In his debut novel, the author of two short-story collections ( Leningrad in Winter ; Lives of the Fathers ) offers a penetrating character study with psychotherapy as its base. So ingeniously representative--and dead on--is his depiction of contemporary mores that the work might well stand in the future as a vivid glimpse of the ways in which late-20th century Americans interpreted life's conundrums. Casper ("Cap") Kaplan is a middle-aged psychotherapist in a Colorado college town, dealing with such troubling--though occasionally predictable--scenarios as the arrival of his first child late in life, a schizophrenic brother and the death of a parent. Cap's professional life, too, is complicated by particularly difficult clients, with the result that he falls victim to acute depression, while his wife secretly enters therapy herself. Deft plotting adds an element of suspense, though readers may have difficulty keeping track of the characters' lineages and associated childhood traumas.

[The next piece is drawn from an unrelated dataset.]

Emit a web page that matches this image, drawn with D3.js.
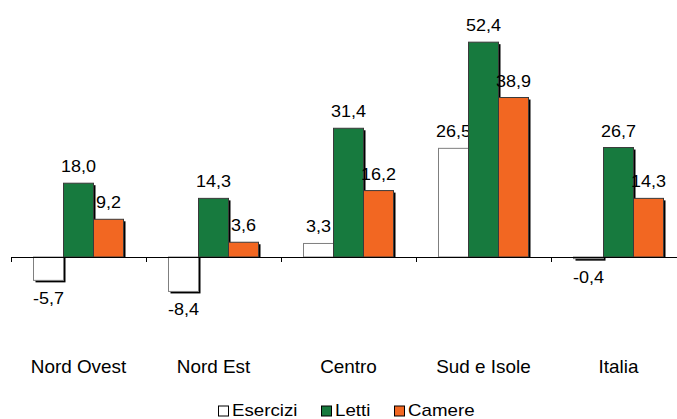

And while the secrets and shame of these inner lives exert a certain fascination, the limitations of a purely therapeutic approach become apparent as Cap succumbs to the temptation to intervene in everyone's business. Nonetheless, this accomplished work proves stylistically engrossing and eminently readable.
–Publishers Weekly

Searching for growth and evaluating family ties, the characters in Therapy seek values and security while trying to conquer personal demons. They ask difficult questions of psychologist "Cap" Kaplan, who practices in their Colorado college town. Cap, in turn, questions his own motivations and the value of therapy in general, while groping with everyone's problems-his clients' as well as his own, which, somehow, have become intertwined. Does therapy help? Should he continue? Should clients' sessions continue? These are very real people whose real problems and extremely natural dialog will evoke readers' compassion and empathy. Recommended for general collections.
– School Library Journal

Cap Kaplan, a clinical psychologist in the fictional college town of Pierre, Colorado, and his wife, Wallis, have just survived the difficult birth of their first child, Claude, and a visit from Cap's determinedly eastern parents (Cap's father: "I thought you lived on the Rocky Mountain"). When Cap returns to his practice from paternity leave, he finds his clients more demanding than ever: handsome, epileptic Julian has discovered that bowling all night makes his medicine obsolete; Professor Maureen Kels is more interested in bedding Cap than understanding herself; and elderly, prim Wilmella loves the chance for an outing, not the opportunity to cure her panic attacks. Amid the professional therapy--Cap's patients; his schizophrenic brother, Allan; his enigmatic mentor, Armond--Cap and Willis learn the value of parenting and, perhaps, finally, of being parented. Schwartz--winner of two O. Henry Awards, the Nelson Algren Award, and author of two highly praised story collections--has penned a touching, hilarious first novel. An unrelenting comic energy runs through these pages, but Schwartz shifts seamlessly from the most delightfully comic aspects of life to the most tragic. A delightful, thoughtful read.
–Booklist

“Therapy is an expansive, intelligent novel which is by clever twists and turns tragic, comic and transforming--not unlike the best kind of therapy itself.”